Pero desde el año pasado la administración, incapaz de enfrentar la ola de homicidios, comenzó a buscar un depositario de la responsabilidad. A ocho meses de asumir el poder, el mandatario rehusó reconocer lo que pudiera corresponderle de participación en la cifra récord de 654 homicidios en el 2022. La culpa se la adjudicó a la administración Alvarado, que solo gobernó cuatro meses ese año, y exigió iniciar su contabilidad en enero del 2023.
Ese mes estableció un nuevo récord y el gobierno cambió de responsable. Señaló a los jueces y fiscales a partir del caso de un hombre liberado horas después de matar a otro.

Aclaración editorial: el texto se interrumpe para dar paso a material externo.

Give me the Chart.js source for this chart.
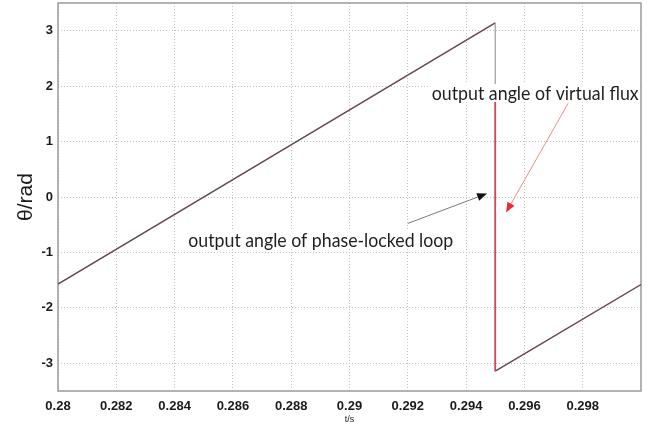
<!DOCTYPE html>
<html>
<head>
<meta charset="utf-8">
<script src="https://cdn.jsdelivr.net/npm/chart.js@4/dist/chart.umd.min.js"></script>
<style>
  html, body { margin: 0; padding: 0; background: #ffffff; }
  #wrap { width: 663px; height: 429px; }
</style>
</head>
<body>
<div id="wrap"><canvas id="c" width="663" height="429"></canvas></div>
<script>
// Time axis (s) and angles (rad) of the two signals
const pllTime = [0.28, 0.295, 0.295, 0.3];
const pllAngle = [-1.571, 3.142, -3.142, -1.578];

const fluxTime = [0.28, 0.295, 0.295, 0.295, 0.295, 0.3];
const fluxAngle = [-1.571, 3.142, null, 1.79, -3.142, -1.578];

const xTicks = [0.28, 0.282, 0.284, 0.286, 0.288, 0.29, 0.292, 0.294, 0.296, 0.298];
const xTickLabels = ['0.28', '0.282', '0.284', '0.286', '0.288', '0.29', '0.292', '0.294', '0.296', '0.298'];
const yTicks = [-3, -2, -1, 0, 1, 2, 3];
const yTickLabels = ['-3', '-2', '-1', '0', '1', '2', '3'];

// Callouts: text anchor (left, middle) and arrow tail -> head, in data units
const fluxLabel = { text: 'output angle of virtual flux', x: 0.29282, y: 1.86, width: 207 };
const fluxArrow = { x0: 0.2975, y0: 1.69, x1: 0.29537, y1: -0.28 };
const pllLabel = { text: 'output angle of phase-locked loop', x: 0.28447, y: -0.784, width: 265 };
const pllArrow = { x0: 0.2920, y0: -0.477, x1: 0.29472, y1: 0.063 };

const toPoints = (xs, ys) => xs.map((x, i) => ({ x: x, y: ys[i] }));
const isVertical = ctx => ctx.p0.parsed.x === ctx.p1.parsed.x;

function drawArrow(ctx, x0, y0, x1, y1, lineColor, headColor) {
  const ang = Math.atan2(y1 - y0, x1 - x0);
  const len = 10, half = 4;
  const bx = x1 - len * Math.cos(ang), by = y1 - len * Math.sin(ang);
  ctx.save();
  ctx.strokeStyle = lineColor;
  ctx.lineWidth = 1;
  ctx.beginPath();
  ctx.moveTo(x0, y0);
  ctx.lineTo(bx, by);
  ctx.stroke();
  ctx.fillStyle = headColor;
  ctx.beginPath();
  ctx.moveTo(x1, y1);
  ctx.lineTo(bx + half * Math.sin(ang), by - half * Math.cos(ang));
  ctx.lineTo(bx - half * Math.sin(ang), by + half * Math.cos(ang));
  ctx.closePath();
  ctx.fill();
  ctx.restore();
}

function drawLabel(ctx, sx, sy, lab) {
  const px = sx.getPixelForValue(lab.x), py = sy.getPixelForValue(lab.y);
  ctx.save();
  ctx.font = '19px Lato, "Open Sans", sans-serif';
  ctx.fillStyle = '#ffffff';
  ctx.fillRect(px - 1, py - 10, lab.width + 2, 18);
  ctx.fillStyle = '#1f1f1f';
  ctx.textAlign = 'left';
  ctx.textBaseline = 'middle';
  ctx.fillText(lab.text, px, py, lab.width);
  ctx.restore();
}

const framePlugin = {
  id: 'frame',
  beforeDatasetsDraw(chart) {
    const { ctx, chartArea: a } = chart;
    ctx.save();
    ctx.strokeStyle = '#9a9a9a';
    ctx.lineWidth = 1.5;
    ctx.strokeRect(a.left, a.top, a.right - a.left, a.bottom - a.top);
    ctx.restore();
  },
  afterDatasetsDraw(chart) {
    const { ctx, chartArea: a } = chart;
    const sx = chart.scales.x, sy = chart.scales.y;
    drawLabel(ctx, sx, sy, fluxLabel);
    drawLabel(ctx, sx, sy, pllLabel);
    drawArrow(ctx,
      sx.getPixelForValue(fluxArrow.x0), sy.getPixelForValue(fluxArrow.y0),
      sx.getPixelForValue(fluxArrow.x1), sy.getPixelForValue(fluxArrow.y1),
      '#f08a8a', '#ee2a2a');
    drawArrow(ctx,
      sx.getPixelForValue(pllArrow.x0), sy.getPixelForValue(pllArrow.y0),
      sx.getPixelForValue(pllArrow.x1), sy.getPixelForValue(pllArrow.y1),
      '#7a7a7a', '#111111');

    // axis titles
    ctx.save();
    ctx.fillStyle = '#1a1a1a';
    ctx.textAlign = 'center';
    ctx.textBaseline = 'middle';
    ctx.font = '9px "Liberation Sans", Arial, sans-serif';
    ctx.fillText('t/s', (a.left + a.right) / 2, 420);
    ctx.translate(26, sy.getPixelForValue(0));
    ctx.rotate(-Math.PI / 2);
    ctx.font = '21px "Liberation Sans", Arial, sans-serif';
    ctx.fillText('θ/rad', 0, 0);
    ctx.restore();
  }
};

new Chart(document.getElementById('c'), {
  type: 'line',
  data: {
    datasets: [
      {
        label: 'output angle of virtual flux',
        data: toPoints(fluxTime, fluxAngle),
        order: 0,
        borderWidth: 1.6,
        pointRadius: 0,
        spanGaps: false,
        segment: {
          borderColor: ctx => isVertical(ctx) ? '#cf4656' : 'rgba(205,70,85,0.28)',
          borderWidth: ctx => isVertical(ctx) ? 1.7 : 1.2
        },
        borderColor: '#cf4656'
      },
      {
        label: 'output angle of phase-locked loop',
        data: toPoints(pllTime, pllAngle),
        order: 1,
        borderWidth: 1.3,
        pointRadius: 0,
        segment: {
          borderColor: ctx => isVertical(ctx) ? '#a2a2a2' : '#4a4a4a'
        },
        borderColor: '#4a4a4a'
      }
    ]
  },
  options: {
    responsive: false,
    animation: false,
    devicePixelRatio: 1,
    layout: { padding: { top: 3, right: 22, left: 0, bottom: 0 } },
    plugins: { legend: { display: false }, tooltip: { enabled: false } },
    scales: {
      x: {
        type: 'linear',
        min: 0.28,
        max: 0.3,
        afterBuildTicks: s => { s.ticks = xTicks.map(v => ({ value: v })); },
        afterFit: s => { s.height = 38; s.paddingLeft = 0; s.paddingRight = 0; },
        ticks: {
          autoSkip: false,
          maxRotation: 0,
          padding: 8,
          color: '#1a1a1a',
          font: { family: '"Liberation Sans", Arial, sans-serif', size: 13, weight: 'bold' },
          callback: (v, i) => xTickLabels[i]
        },
        grid: { color: '#c2c2c2', lineWidth: 1, drawTicks: false },
        border: { display: false, dash: [1, 2] }
      },
      y: {
        type: 'linear',
        min: -3.5,
        max: 3.5,
        afterBuildTicks: s => { s.ticks = yTicks.map(v => ({ value: v })); },
        afterFit: s => { s.width = 58; s.paddingTop = 0; s.paddingBottom = 0; },
        ticks: {
          autoSkip: false,
          padding: 5,
          color: '#1a1a1a',
          font: { family: '"Liberation Sans", Arial, sans-serif', size: 13, weight: 'bold' },
          callback: (v, i) => yTickLabels[i]
        },
        grid: { color: '#c2c2c2', lineWidth: 1, drawTicks: false },
        border: { display: false, dash: [1, 2] }
      }
    }
  },
  plugins: [framePlugin]
});
</script>
</body>
</html>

Luego trascendió que fue defensa personal. También se describió a un homicida como portador de tobillera, cuando en realidad no la llevaba, y hubo un mar de quejas por la concesión de beneficios carcelarios hasta que se señaló que son decisión del Poder Ejecutivo.
Este año, el de la contabilidad de la administración Chaves, el número de homicidios superó, desde setiembre, el récord impuesto en el 2022. Varios incidentes demostraron, de camino, la desorientación del gobierno. El presidente aceptó la existencia de una crisis, luego la negó y culpó a la prensa por crearla artificialmente. Después convocó un vistoso acto público donde anunció la toma de las calles por la policía con unas jornadas de 6x4 que se desvanecieron en cuestión de horas ante la protesta de la Fuerza Pública. El gobierno también responsabilizó a los ciudadanos y los conminó a tocar la puerta de los narcotraficantes para exigirles abandonar el barrio.
El miércoles, a cuatro meses para la mitad de su mandato, el gobierno anunció el prometido plan de seguridad ciudadana, cuyo contenido apenas ha sido objeto de análisis porque el inesperado “pase de la bola” a los poderes Legislativo y Judicial opacó su presentación.
Uno de los objetivos del plan es reducir la tasa de homicidios en una cuarta parte de aquí al 2030, con lo cual volveríamos a los números del 2014. Ese año, la tasa había subido a 9,5 por cada 100.000 habitantes, luego de la disminución lograda por las políticas de la administración Chinchilla, que gobernó con prácticamente la misma legislación existente en la actualidad.